Open the trace file in Paraver with

$ wxparaver ${TRACE_NAME}

To view time traces, go to File -> Load Configuration. There are many configurations to choose from! Two useful configurations are:

  • mpi/views/MPI_call.cfg to show when MPI calls are made

  • General/views/useful_duration.cfg to show continuous bursts of computation

Reducing trace file size#

When trace files are very large, Paraver will prompt the user to filter or cut the file to reduce its size. Filtering removes some information from the trace, making it small enough to open and allow the user to select a region of interest. Cutting crops the trace to a region of interest.

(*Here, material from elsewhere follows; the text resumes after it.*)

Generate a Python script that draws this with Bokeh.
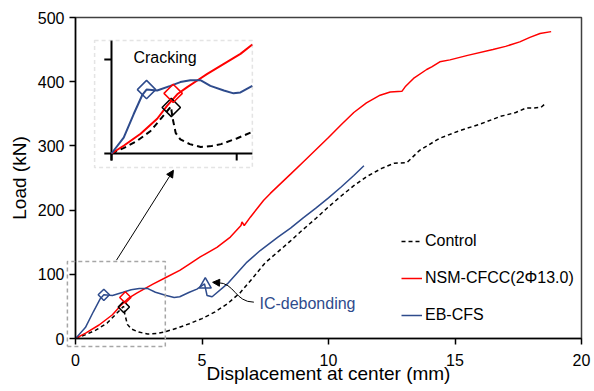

Both operations create new trace files, and never overwrite the original trace.

The following prescription should work for manipulating large trace files:

  1. Open the large trace file in Paraver and click ‘Yes’ to filter it

  2. Click on the tick box ‘Filter’

  3. Filter the trace file:
    1. select box for Events

    2. select box for Communications

    3. in ‘Keep States’ select box for ‘Running’

    4. in ‘Keep States’ select box for ‘IO’

    5. select a min duration of 1000

    6. click ‘Apply’

  4. View ‘useful duration’ configuration and locate the region of interest

  5. Zoom into the region of interest, and start and end the zoom on equivalent large sections of computation (blue/green)

  6. Right click -> Run -> Cutter

  7. Change the ‘Input’ trace file to cut from the filtered to the original one.

  8. Click cut.

This produces a trace file which has all the original profiling information, but is much smaller as it is limited in time to a region of interest.

Machine-specific installation#

These are some configurations which have been found to work on particular machines.

Archer#

As of 1st February 2019, the following configuration should work

$ module swap PrgEnv-cray PrgEnv-gnu
$ module load fftw
$ module load archer-netcdf/4.1.3
$ module load papi
$ module load bsctools/extrae
$
$ export CRAYPE_LINK_TYPE=dynamic

Note that due to a bug in the CC compiler, it is necessary to modify make.config after configuration to add the flag -fopenmp to BOUT_FLAGS, when profiling OpenMP-parallelized code.